Texas Appellate Court Applies NFL CBA’s “Non-Injury Grievance” Provisions to Compel Arbitration of Former Star’s Career-Ending Injury Claim

In an August 1, 2019 opinion (Houston NFL Holding L.P. v. Ryans), the Houston-based First Court of Appeals enforced the National Football League’s Collective Bargaining Agreement by ordering a state trial court to compel arbitration of a premises-liability claim asserted by former All-Pro (and former Texans player) DeMeco Ryans.

Then playing for the Philadelphia Eagles, Ryans saw his football career cut tragically short when he tore his Achilles tendon in a non-contact injury suffered while playing against his former team at Houston’s NRG Stadium.
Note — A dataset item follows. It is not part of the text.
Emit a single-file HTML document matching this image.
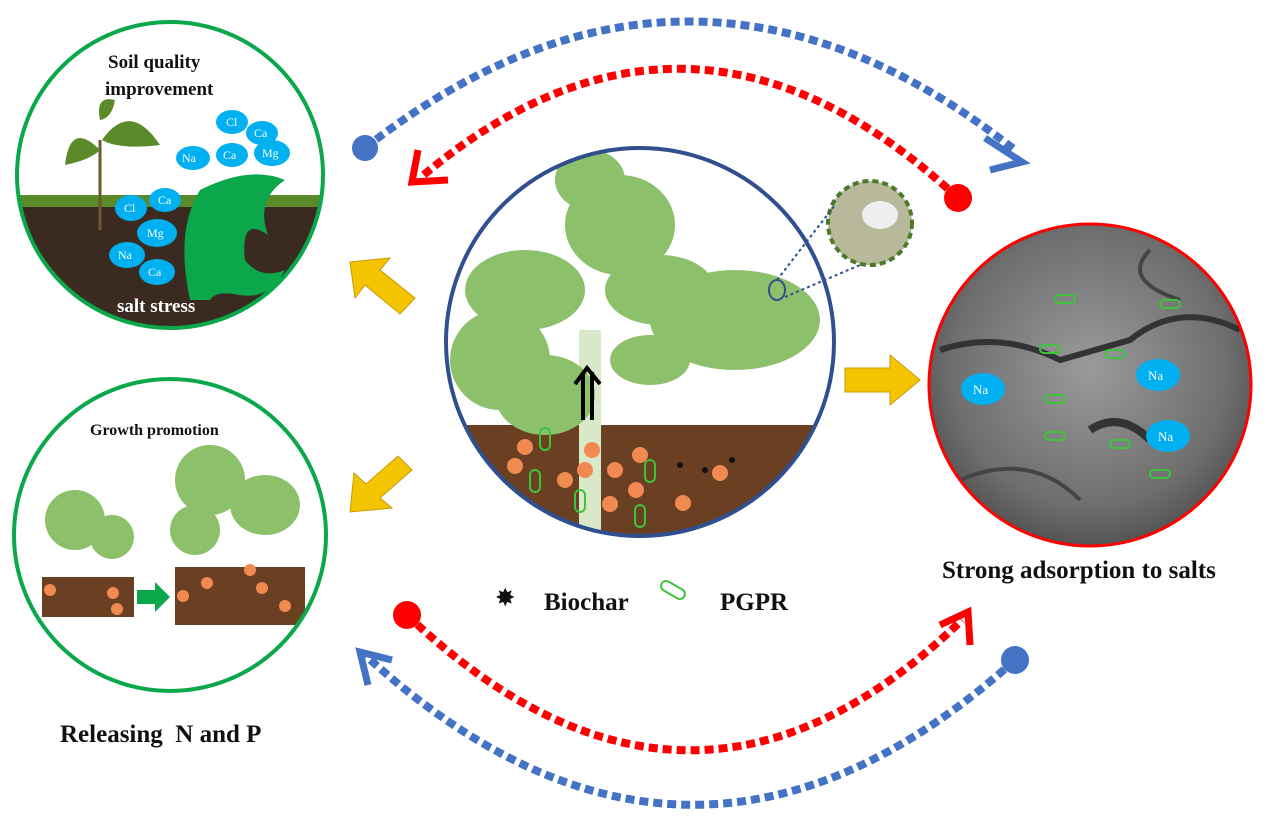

Ryans sued the Texans in state district court, alleging premises-liability claims based on the team’s alleged failure to provide a reasonably safe playing field.

The Texans moved to compel arbitration under the NFL’s CBA. The arbitration clause at the center of the dispute (located in CBA Article 43, “Non-Injury Grievance”) provided:

Any dispute (hereinafter referred to as a “grievance”) arising after the execution of [the CBA] and involving the interpretation of, application of, or compliance with, any provision of [the CBA], the NFL Player Contract, the Practice Squad Player Contract, or any applicable provision of the NFL Constitution and Bylaws or NFL Rules pertaining to the terms and conditions of employment of NFL players, will be resolved exclusively in accordance with the procedure set forth in this Article, except wherever another method of dispute resolution is set forth elsewhere in [the CBA].
(Emphasis supplied.)

The First Court invoked a “presumption in favor of arbitration and to resolve any doubts as to the agreement’s scope in favor of arbitration.” Slip Op. at 8-9. Despite Article 43’s title, which suggests inapplicability to player injuries, the Court was persuaded by the Texans’ argument that the title merely distinguished a distinct category of “Injury Grievances” under the CBA. Interpreting the substantive scope of the arbitration clause, the Court found it to be broad, encompassing Ryans’s claim and its reliance upon the interpretation and application of the NFL Playing Field Specifications (which are part of the NFL Rules).

The opinion is a classic example of courts’ strong deference to and expansive application of contractual arbitration provisions.